The United Nations launched a new publication on July 1, 2026, to help electoral authorities navigate the growing presence of artificial intelligence in voting processes. The guide, From Promise to Practice: AI in Electoral Administration, arrives as AI already shapes how voters receive information and how institutions manage elections, making concrete guidance essential for preserving public trust.
Under-Secretary-General for Political and Peacebuilding Affairs Rosemary DiCarlo introduced the resource at UN headquarters in New York. She described it as a joint effort between the UN Development Programme (UNDP) and the Department of Political and Peacebuilding Affairs (DPPA) Electoral Assistance Division. The document is not a universal endorsement of AI, but a decision-making tool for electoral management bodies weighing whether, where, and how to use the technology responsibly.
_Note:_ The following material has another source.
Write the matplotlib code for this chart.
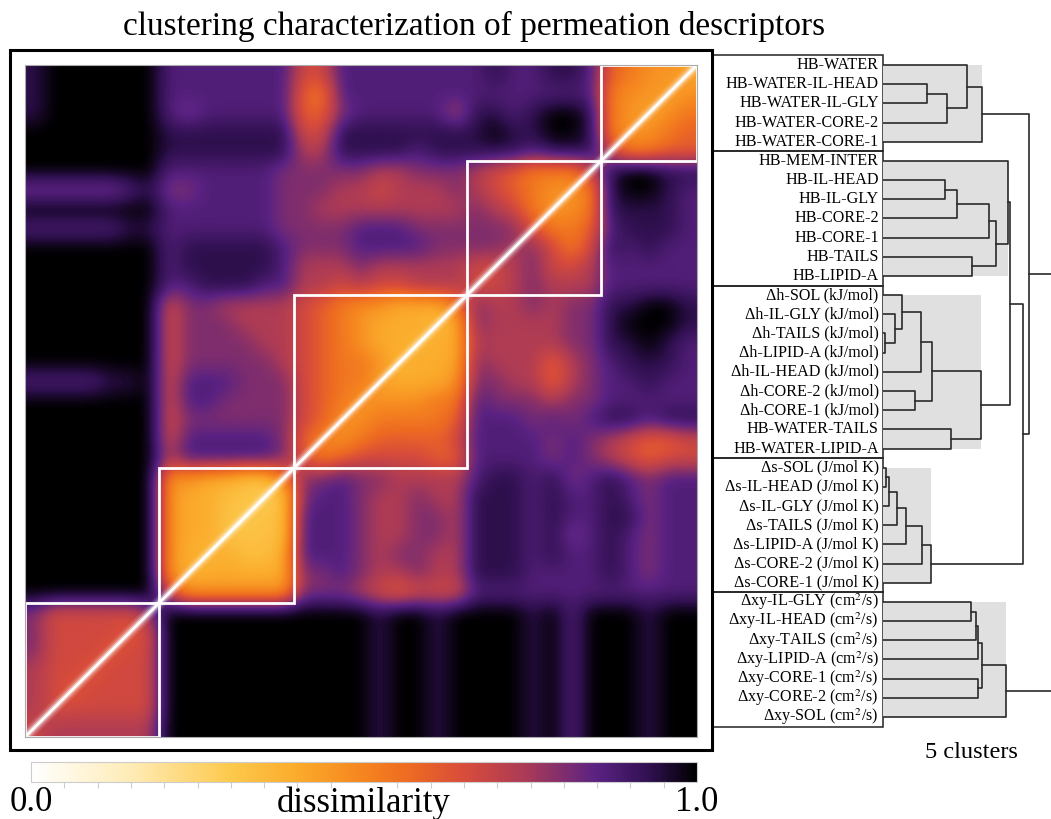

"The question is not whether elections will be affected by AI. They already are," DiCarlo said. "The question is how we respond together."
Principles for AI in elections
DiCarlo outlined the UN's core approach: human rights must come first, privacy and data protection must be upheld, and inclusion must remain central. Transparency and accountability should guide every decision, and human oversight cannot be removed from the process. "Elections remain vital expressions of sovereignty, legitimacy and public trust," she said.
The publication connects to broader UN governance work, including the Global Digital Compact and its vision of an inclusive, safe, and secure digital future. It moves the conversation from high-level principles to the practical choices election administrators face daily.
Practical choices for electoral bodies
The guide offers a structured way to assess AI tools without pushing adoption for its own sake. It helps electoral authorities identify specific functions-such as voter list management, communication, or security-where AI might be applied, and what safeguards would be needed in each case. The resource is meant to strengthen the ability of institutions to deliver credible, inclusive elections as the information environment evolves.
For government officials and policy advisors, the launch underscores the need to build internal expertise on AI governance. AI Learning Path for Policy Makers provides a structured way to develop that knowledge, covering the regulatory and operational questions that arise when public institutions adopt AI.
Why this matters for government professionals
Elections depend on trust-trust in information, institutions, procedures, and outcomes. As AI tools become more common in electoral administration and the broader information landscape, government professionals are the ones who must ensure that trust is not broken. The UN's guide and the principles behind it give electoral managers a clear framework, but implementing them requires staff who understand both the technology and the legal and ethical boundaries. Building that capacity now is a practical step toward protecting electoral integrity before the next election cycle.